A long voyage is filled with empty hours, its beauties stark like a desert’s beauty is stark. Imagination imposes shape and form. Rain trails beneath a squall like jellyfish tendrils. Clouds, fired by a setting sun, transform into calliopes, or elephant herds, or battles between bellied men of war. Stars arrange themselves into lions, archers, dragons, bears. But even a veteran sailor, after a few weeks, longs for a brighter palette.

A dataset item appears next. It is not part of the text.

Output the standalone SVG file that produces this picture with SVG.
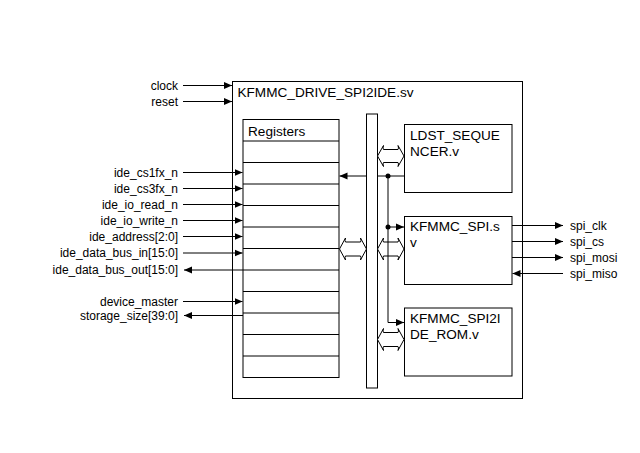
<svg xmlns="http://www.w3.org/2000/svg" width="640" height="453" viewBox="0 0 640 453">
<defs>
<style>
.box{fill:#fff;stroke:#000;stroke-width:1}
.ln{fill:none;stroke:#000;stroke-width:1}
.arr{marker-end:url(#ah)}
.t{font-family:"Liberation Sans",Arial,sans-serif;font-size:12px;fill:#000}
.tl{font-family:"Liberation Sans",Arial,sans-serif;font-size:13.6px;fill:#000}
.r{text-anchor:end}
.bus{fill:#fff;stroke:#000;stroke-width:1}
</style>
<marker id="ah" viewBox="0 0 8 8" refX="8" refY="4" markerWidth="8" markerHeight="8" markerUnits="userSpaceOnUse" orient="auto">
<path d="M0,0.5 L8,4 L0,7.5 Z" fill="#000"/>
</marker>
</defs>
<rect width="640" height="453" fill="#fff"/>

<g id="top">
<rect class="box" x="232.5" y="81.5" width="290" height="317"/>
<text class="tl" x="237.5" y="96.5">KFMMC_DRIVE_SPI2IDE.sv</text>
</g>

<g id="registers">
<rect class="box" x="243" y="119.5" width="96" height="258"/>
<path class="ln" d="M243,141H339M243,162.5H339M243,184H339M243,205.5H339M243,227H339M243,248.5H339M243,270H339M243,291.5H339M243,313H339M243,334.5H339M243,356H339"/>
<text class="tl" x="248" y="136">Registers</text>
</g>

<g id="bus">
<rect class="bus" x="366.5" y="114" width="11" height="274"/>
</g>

<g id="ldst">
<rect class="box" x="404.5" y="124.5" width="107.5" height="68"/>
<text class="tl" x="410" y="139.5">LDST_SEQUE</text>
<text class="tl" x="410" y="155.5">NCER.v</text>
</g>

<g id="spi">
<rect class="box" x="404.5" y="216.5" width="107.5" height="68"/>
<text class="tl" x="410" y="231">KFMMC_SPI.s</text>
<text class="tl" x="410" y="247">v</text>
</g>

<g id="rom">
<rect class="box" x="404.5" y="308" width="107.5" height="68"/>
<text class="tl" x="410" y="322.5">KFMMC_SPI2I</text>
<text class="tl" x="410" y="338.5">DE_ROM.v</text>
</g>

<g id="labels">
<text class="t r" x="178" y="89.5">clock</text>
<text class="t r" x="178" y="105.5">reset</text>
<text class="t r" x="178" y="176.5">ide_cs1fx_n</text>
<text class="t r" x="178" y="192.5">ide_cs3fx_n</text>
<text class="t r" x="178" y="208.5">ide_io_read_n</text>
<text class="t r" x="178" y="224.5">ide_io_write_n</text>
<text class="t r" x="178" y="240.5">ide_address[2:0]</text>
<text class="t r" x="178" y="257">ide_data_bus_in[15:0]</text>
<text class="t r" x="178" y="273.5">ide_data_bus_out[15:0]</text>
<text class="t r" x="178" y="305.5">device_master</text>
<text class="t r" x="178" y="319.5">storage_size[39:0]</text>
<text class="t" x="570" y="229.5">spi_clk</text>
<text class="t" x="570" y="245.5">spi_cs</text>
<text class="t" x="570" y="261.5">spi_mosi</text>
<text class="t" x="570" y="277.5">spi_miso</text>
</g>

<g id="connectors">
<path class="ln arr" d="M183,85.5H232"/>
<path class="ln arr" d="M183,101.5H232"/>
<path class="ln arr" d="M183,172.5H242.5"/>
<path class="ln arr" d="M183,188.5H242.5"/>
<path class="ln arr" d="M183,204.5H242.5"/>
<path class="ln arr" d="M183,220.5H242.5"/>
<path class="ln arr" d="M183,236.5H242.5"/>
<path class="ln arr" d="M183,253H242.5"/>
<path class="ln arr" d="M243,270H184"/>
<path class="ln arr" d="M183,301.5H242.5"/>
<path class="ln arr" d="M243,315.5H184"/>
<path class="ln arr" d="M512,225.5H563"/>
<path class="ln arr" d="M512,241.5H563"/>
<path class="ln arr" d="M512,257.5H563"/>
<path class="ln arr" d="M563,273.5H512.5"/>

<path class="box" d="M377.5,156 L383.5,145.5 Q382.5,148.5 383.5,149.5 L398,149.5 Q399,148.5 398,145.5 L404,156 L398,166.5 Q399,163.5 398,162.5 L383.5,162.5 Q382.5,163.5 383.5,166.5 Z"/>
<path class="box" d="M339.5,249 L345.5,238 Q344.5,241 345.5,242 L360.5,242 Q361.5,241 360.5,238 L366.5,249 L360.5,260 Q361.5,257 360.5,256 L345.5,256 Q344.5,257 345.5,260 Z"/>
<path class="box" d="M377.5,249 L383.5,238 Q382.5,241 383.5,242 L398,242 Q399,241 398,238 L404,249 L398,260 Q399,257 398,256 L383.5,256 Q382.5,257 383.5,260 Z"/>
<path class="box" d="M377.5,339.5 L383.5,328.5 Q382.5,331.5 383.5,332.5 L398,332.5 Q399,331.5 398,328.5 L404,339.5 L398,350.5 Q399,347.5 398,346.5 L383.5,346.5 Q382.5,347.5 383.5,350.5 Z"/>

<path class="ln" d="M404,176H377.5"/>
<path class="ln arr" d="M366.5,176H339.5"/>
<path class="ln arr" d="M388,176V322.5H404"/>
<path class="ln arr" d="M388,227H404"/>
<circle cx="388" cy="176" r="2.5" fill="#000"/>
<circle cx="388" cy="227" r="2.5" fill="#000"/>
</g>
</svg>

There are few smells – only scullery sourness, deck wax, and boiler steam – and the sounds you hear are repetitive – waves against hull, the beat of the shaft, the whir of vent fans, the whistle of the bosun’s pipe.
There is no middle perspective at sea. You live within the confines of the ship or on the expanse of horizon. Returning from a voyage, the shore-bound stimuli overwhelm – car horns, children’s cries, birdsong; stoplights and neon lights; fragrances of cut grass, rain on hot sidewalks, the lilac in the garden. The land re-births sensuality. Giddy. Electric. The earth heels and pitches under your feet, lasting after the last ship’s mooring line has been sent ashore, lasting a day or two; but eventually you leave the sea behind, or at least the sea’s temporal presence behind. A middle perspective reasserts itself. Close things and distant things become less visible.
In 1849, shortly after the birth of his son, Thomas Horton resolved to do some “land traveling,” as Grandmother Charlotte put it. Thomas and his wife Susan journeyed from Boston to New York, from New York to Chicago. In Chicago the cousin to whom Thomas entrusted his ship sent word. The ship had run hard on the rocks. Susan, mindful of her men lost to the sea, persuaded Thomas to abandon the seagoing life. Thomas and Susan headed west, to the Ontario frontier, where Thomas would build a cabin. Wolves were plentiful. There was a bounty of five dollars, payable in land, for each right ear.
More than a century later, in the Indian Ocean, bound for Perth, on the naval cruiser USS Long Beach, I will submit my resignation from the Navy, abandoning my seafaring career as Thomas Horton abandoned his. But not, as Thomas did, abandoning the sea.